Se i racconti – che hanno un andamento interno e complessivo circolare – si riferiscono alle imperscrutabili leggi fisiche che governano i corpi, le loro cadute fanno pensare a quell’ibrido di cattolicesimo e paganesimo amerindo che è la festa religiosa di El día de los muertos. Alle origini del culto precolombiano la vita e la morte sono strettamente intrecciate, una la continuazione dell’altra, prive dell’orizzonte trascendente di punizione o premiazione introdotto dal cattolicesimo con l’Inferno e il Paradiso.

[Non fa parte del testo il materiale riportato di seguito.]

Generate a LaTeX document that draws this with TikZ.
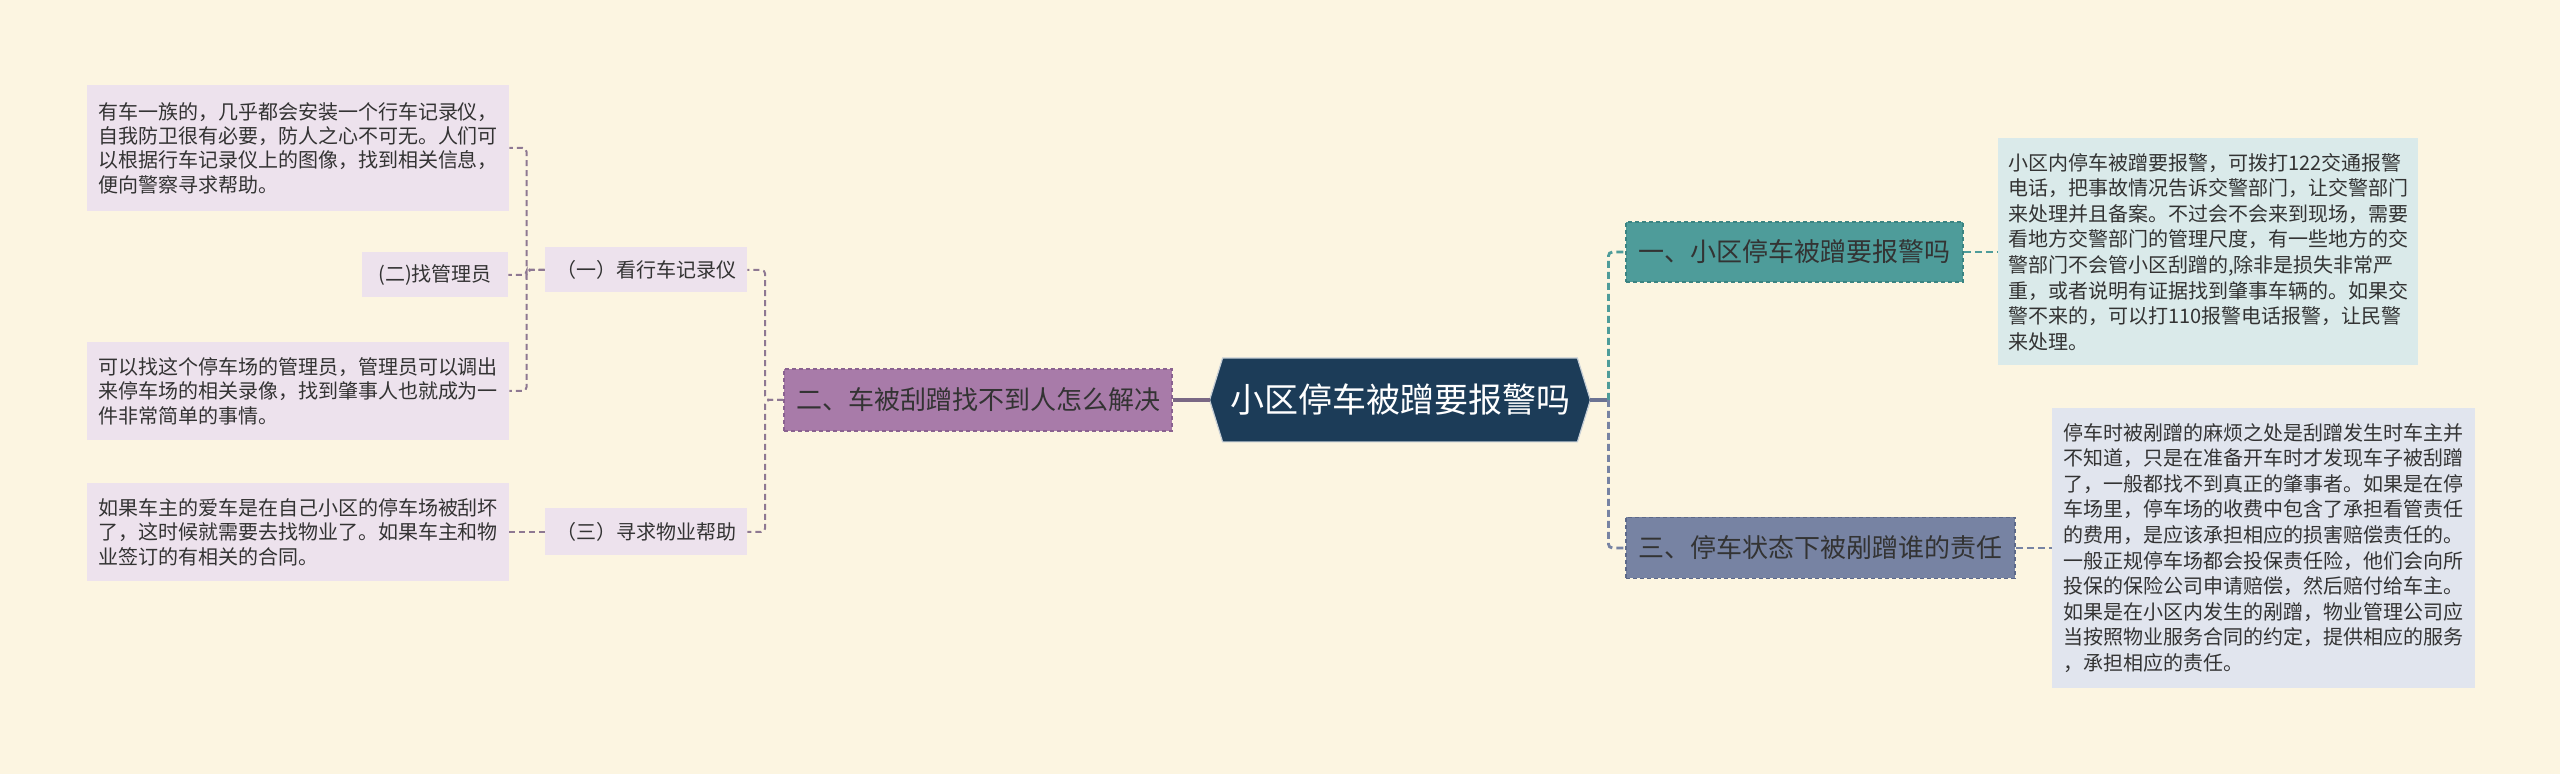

I protagonisti dei racconti, singolarmente uomini, accettano la morte come evento normale perché, come dice il protagonista di Le divinità momentanee: “Anche se non sapevo da che parte cominciare per raccontare la mia vita, ero sicuro di sapere come avrei raccontato la mia morte”.

L’unico momento in cui la scrittrice si sbilancia ed esce dalla perturbante franchezza della sua scrittura è quando ammette “che non c’è una logica se non il fatto che in questo mondo non c’è posto per i perdenti”. Ma è solo un momento, indicazioni consolatorie e/o morali per il lettore non ce ne sono: se questi racconti, come detto sopra, sono parabole, non lo sono sicuramente nel senso che vogliano alludere a un significato etico o didascalico. Il lettore deve arrangiarsi da solo. Ma nella morte straziata di Elias caduto dalla impalcatura, nelle pozza di sangue in cui lo trovano i suoi compagni di lavoro, risuona lo stesso strazio  dell’ultimo (ormai penultimo) corpo di operaia, della ventiduenne Luana D’Orazio stritolata da una macchina tessile il 3 maggio del 2021 a Prato in Italia. Morti, queste, sicuramente colpevoli ed evitabili.